### EXERCISE BRIEF
Repeat everything from the first line of the listing below through the line that contains "const threshold = -500;", exactly. Leave out pictures.

◇ ◇ ◇

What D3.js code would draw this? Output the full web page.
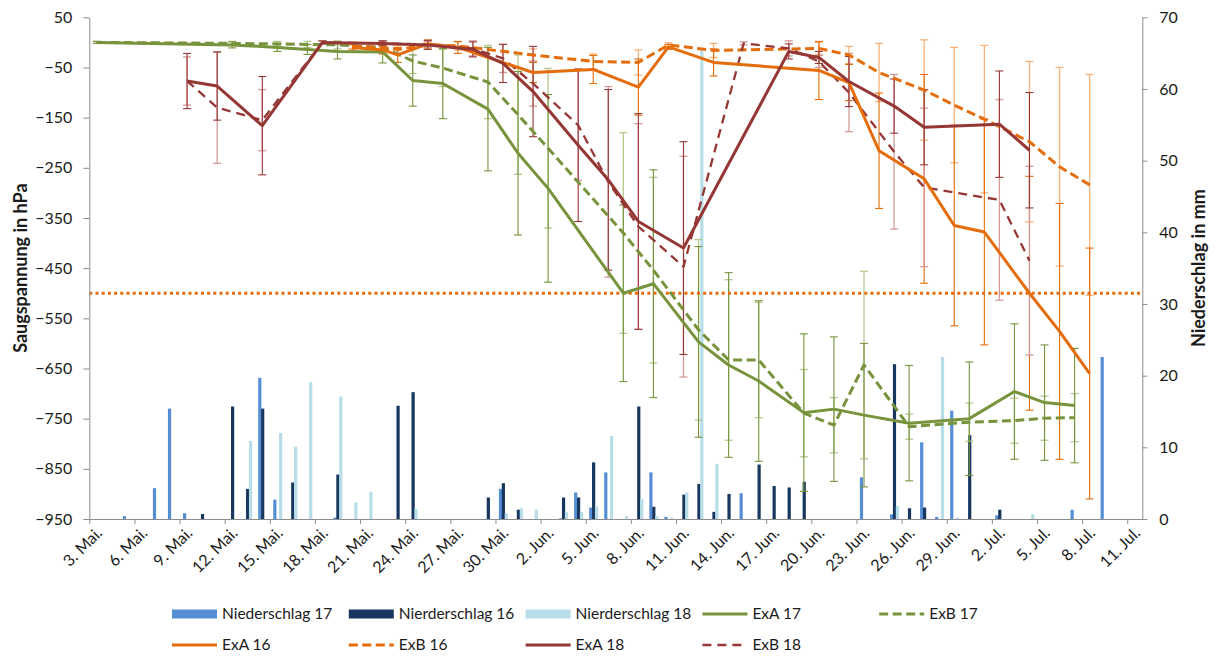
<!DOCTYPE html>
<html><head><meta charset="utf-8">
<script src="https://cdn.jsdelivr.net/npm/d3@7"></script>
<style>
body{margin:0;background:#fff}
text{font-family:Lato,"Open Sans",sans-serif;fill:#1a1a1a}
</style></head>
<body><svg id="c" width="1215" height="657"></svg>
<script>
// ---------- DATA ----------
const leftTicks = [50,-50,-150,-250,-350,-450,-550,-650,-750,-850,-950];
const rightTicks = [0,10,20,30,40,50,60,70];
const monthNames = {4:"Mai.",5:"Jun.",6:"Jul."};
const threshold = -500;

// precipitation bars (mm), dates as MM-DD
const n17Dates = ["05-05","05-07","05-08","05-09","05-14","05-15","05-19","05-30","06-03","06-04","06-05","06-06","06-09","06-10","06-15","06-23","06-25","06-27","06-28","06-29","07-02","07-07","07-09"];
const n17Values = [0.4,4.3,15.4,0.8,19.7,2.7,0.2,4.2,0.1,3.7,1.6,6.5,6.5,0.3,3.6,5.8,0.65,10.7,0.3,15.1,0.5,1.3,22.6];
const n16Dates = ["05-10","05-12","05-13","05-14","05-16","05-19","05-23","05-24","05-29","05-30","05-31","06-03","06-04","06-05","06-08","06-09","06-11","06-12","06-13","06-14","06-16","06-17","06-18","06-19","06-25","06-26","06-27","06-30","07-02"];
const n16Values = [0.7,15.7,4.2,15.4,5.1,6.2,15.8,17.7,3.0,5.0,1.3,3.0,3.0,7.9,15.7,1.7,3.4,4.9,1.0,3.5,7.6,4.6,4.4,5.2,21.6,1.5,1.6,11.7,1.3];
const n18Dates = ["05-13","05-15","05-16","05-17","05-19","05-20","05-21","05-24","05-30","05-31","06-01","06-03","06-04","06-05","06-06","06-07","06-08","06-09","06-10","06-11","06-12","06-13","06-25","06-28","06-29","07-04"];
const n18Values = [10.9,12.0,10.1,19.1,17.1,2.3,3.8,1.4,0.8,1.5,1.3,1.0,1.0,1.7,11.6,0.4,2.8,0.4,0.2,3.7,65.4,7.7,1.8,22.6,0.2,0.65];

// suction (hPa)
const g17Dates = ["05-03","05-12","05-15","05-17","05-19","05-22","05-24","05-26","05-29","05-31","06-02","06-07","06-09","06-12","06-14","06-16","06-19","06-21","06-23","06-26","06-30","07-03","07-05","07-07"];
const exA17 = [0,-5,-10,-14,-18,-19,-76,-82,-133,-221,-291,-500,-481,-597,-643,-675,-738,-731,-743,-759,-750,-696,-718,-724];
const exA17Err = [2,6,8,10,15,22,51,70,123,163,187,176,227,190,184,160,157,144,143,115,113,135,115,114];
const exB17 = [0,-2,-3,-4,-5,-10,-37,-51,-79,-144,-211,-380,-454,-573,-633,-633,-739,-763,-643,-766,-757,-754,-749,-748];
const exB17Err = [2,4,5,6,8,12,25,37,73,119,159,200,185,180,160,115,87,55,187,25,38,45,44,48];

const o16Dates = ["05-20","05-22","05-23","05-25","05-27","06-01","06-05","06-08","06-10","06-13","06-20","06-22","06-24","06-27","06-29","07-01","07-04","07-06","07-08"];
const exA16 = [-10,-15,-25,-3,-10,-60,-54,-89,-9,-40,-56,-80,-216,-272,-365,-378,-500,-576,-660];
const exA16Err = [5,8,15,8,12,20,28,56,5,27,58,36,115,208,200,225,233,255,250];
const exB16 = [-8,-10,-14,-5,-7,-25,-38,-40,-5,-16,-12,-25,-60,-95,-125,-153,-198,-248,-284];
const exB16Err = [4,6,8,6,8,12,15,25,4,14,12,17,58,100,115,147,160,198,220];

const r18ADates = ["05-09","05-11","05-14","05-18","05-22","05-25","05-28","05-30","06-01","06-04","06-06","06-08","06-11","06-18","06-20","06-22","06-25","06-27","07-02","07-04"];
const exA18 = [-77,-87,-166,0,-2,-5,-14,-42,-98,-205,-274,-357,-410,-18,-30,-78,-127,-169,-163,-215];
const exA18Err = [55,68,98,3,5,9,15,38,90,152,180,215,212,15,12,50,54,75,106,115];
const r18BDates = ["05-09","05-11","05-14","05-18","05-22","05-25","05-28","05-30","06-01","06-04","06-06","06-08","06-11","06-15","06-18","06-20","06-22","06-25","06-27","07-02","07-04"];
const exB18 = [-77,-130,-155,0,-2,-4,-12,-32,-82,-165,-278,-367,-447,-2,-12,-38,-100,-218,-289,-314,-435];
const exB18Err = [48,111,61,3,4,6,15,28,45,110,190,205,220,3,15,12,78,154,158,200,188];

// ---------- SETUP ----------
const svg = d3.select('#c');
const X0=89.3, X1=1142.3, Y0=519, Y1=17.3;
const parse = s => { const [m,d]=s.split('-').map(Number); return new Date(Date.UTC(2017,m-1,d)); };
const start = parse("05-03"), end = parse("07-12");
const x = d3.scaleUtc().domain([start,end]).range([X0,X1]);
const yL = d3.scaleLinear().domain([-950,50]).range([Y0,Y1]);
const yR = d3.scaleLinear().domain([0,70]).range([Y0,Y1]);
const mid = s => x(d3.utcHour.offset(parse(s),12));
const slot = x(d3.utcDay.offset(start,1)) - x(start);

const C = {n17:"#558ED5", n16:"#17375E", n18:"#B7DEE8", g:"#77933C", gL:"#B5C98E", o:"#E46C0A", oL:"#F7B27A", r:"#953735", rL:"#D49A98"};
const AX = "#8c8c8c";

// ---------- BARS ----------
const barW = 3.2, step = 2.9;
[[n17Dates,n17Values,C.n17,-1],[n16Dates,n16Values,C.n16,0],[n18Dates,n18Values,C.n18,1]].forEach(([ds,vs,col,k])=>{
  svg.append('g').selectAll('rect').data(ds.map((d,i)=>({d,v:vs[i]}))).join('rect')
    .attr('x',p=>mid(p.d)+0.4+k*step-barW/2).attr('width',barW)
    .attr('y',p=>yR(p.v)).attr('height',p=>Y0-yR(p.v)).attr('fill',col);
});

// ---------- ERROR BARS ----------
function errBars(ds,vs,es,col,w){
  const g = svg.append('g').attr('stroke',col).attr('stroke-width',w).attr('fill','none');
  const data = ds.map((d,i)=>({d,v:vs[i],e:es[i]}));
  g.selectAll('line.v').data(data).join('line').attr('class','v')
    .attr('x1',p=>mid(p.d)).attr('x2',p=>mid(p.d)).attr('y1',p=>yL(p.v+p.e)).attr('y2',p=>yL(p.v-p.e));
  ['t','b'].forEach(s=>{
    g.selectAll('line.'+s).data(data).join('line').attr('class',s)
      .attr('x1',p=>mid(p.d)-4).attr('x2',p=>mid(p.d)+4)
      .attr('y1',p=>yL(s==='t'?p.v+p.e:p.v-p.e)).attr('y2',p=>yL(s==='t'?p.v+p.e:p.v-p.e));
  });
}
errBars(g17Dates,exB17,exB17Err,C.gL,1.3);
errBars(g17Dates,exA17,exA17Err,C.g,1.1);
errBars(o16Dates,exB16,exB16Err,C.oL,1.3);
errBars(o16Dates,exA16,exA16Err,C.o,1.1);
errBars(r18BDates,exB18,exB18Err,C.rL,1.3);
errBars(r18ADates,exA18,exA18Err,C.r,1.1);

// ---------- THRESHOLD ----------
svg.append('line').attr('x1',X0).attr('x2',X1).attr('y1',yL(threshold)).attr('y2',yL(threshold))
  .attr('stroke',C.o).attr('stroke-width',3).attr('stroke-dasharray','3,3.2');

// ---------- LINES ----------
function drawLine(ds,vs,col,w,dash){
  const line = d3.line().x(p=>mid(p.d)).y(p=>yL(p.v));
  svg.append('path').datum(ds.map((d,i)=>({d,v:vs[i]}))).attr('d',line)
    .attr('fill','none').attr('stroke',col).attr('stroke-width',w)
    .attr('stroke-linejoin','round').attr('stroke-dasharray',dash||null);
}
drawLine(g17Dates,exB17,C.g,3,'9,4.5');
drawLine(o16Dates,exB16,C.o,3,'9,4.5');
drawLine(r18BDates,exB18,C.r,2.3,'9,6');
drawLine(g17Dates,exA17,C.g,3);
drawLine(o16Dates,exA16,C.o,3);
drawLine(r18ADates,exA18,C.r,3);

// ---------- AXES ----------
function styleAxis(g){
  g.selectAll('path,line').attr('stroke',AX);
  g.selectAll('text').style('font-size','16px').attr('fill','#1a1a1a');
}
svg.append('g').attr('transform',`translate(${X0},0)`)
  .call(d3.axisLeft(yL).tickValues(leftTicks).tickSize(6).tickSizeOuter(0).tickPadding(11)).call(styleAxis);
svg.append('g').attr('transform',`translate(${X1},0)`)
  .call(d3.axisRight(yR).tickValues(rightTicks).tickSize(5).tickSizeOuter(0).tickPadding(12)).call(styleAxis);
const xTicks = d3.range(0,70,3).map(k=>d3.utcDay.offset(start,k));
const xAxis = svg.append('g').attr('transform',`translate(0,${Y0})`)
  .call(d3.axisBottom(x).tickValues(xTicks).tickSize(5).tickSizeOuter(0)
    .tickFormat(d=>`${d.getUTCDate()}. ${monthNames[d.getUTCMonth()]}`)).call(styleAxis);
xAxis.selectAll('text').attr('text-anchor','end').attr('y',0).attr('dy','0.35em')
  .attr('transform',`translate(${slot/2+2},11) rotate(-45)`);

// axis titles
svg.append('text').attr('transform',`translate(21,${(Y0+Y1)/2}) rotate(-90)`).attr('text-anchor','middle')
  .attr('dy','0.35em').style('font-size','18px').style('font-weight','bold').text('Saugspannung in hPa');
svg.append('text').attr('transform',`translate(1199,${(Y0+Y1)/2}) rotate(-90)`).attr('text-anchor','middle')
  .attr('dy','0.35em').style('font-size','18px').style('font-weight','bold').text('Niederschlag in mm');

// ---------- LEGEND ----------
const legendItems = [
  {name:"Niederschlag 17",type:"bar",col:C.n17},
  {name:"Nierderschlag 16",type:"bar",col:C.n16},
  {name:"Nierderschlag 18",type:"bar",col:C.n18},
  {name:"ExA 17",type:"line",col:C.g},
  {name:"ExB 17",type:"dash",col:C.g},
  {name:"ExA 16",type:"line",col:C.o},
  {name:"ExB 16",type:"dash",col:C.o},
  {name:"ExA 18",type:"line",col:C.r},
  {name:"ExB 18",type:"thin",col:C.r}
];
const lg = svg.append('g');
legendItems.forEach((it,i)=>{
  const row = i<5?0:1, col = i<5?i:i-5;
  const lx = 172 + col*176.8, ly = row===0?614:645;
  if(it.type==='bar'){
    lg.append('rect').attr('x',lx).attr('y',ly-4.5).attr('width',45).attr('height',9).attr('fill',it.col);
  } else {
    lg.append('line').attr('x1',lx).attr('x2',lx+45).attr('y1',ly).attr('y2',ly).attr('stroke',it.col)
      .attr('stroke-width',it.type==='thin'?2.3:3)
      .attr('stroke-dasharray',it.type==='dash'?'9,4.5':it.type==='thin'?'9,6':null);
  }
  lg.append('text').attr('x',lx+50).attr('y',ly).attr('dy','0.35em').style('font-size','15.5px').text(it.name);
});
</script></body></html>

◇ ◇ ◇

### EXERCISE SOLUTION
What D3.js code would draw this? Output the full web page.
<!DOCTYPE html>
<html><head><meta charset="utf-8">
<script src="https://cdn.jsdelivr.net/npm/d3@7"></script>
<style>
body{margin:0;background:#fff}
text{font-family:Lato,"Open Sans",sans-serif;fill:#1a1a1a}
</style></head>
<body><svg id="c" width="1215" height="657"></svg>
<script>
// ---------- DATA ----------
const leftTicks = [50,-50,-150,-250,-350,-450,-550,-650,-750,-850,-950];
const rightTicks = [0,10,20,30,40,50,60,70];
const monthNames = {4:"Mai.",5:"Jun.",6:"Jul."};
const threshold = -500;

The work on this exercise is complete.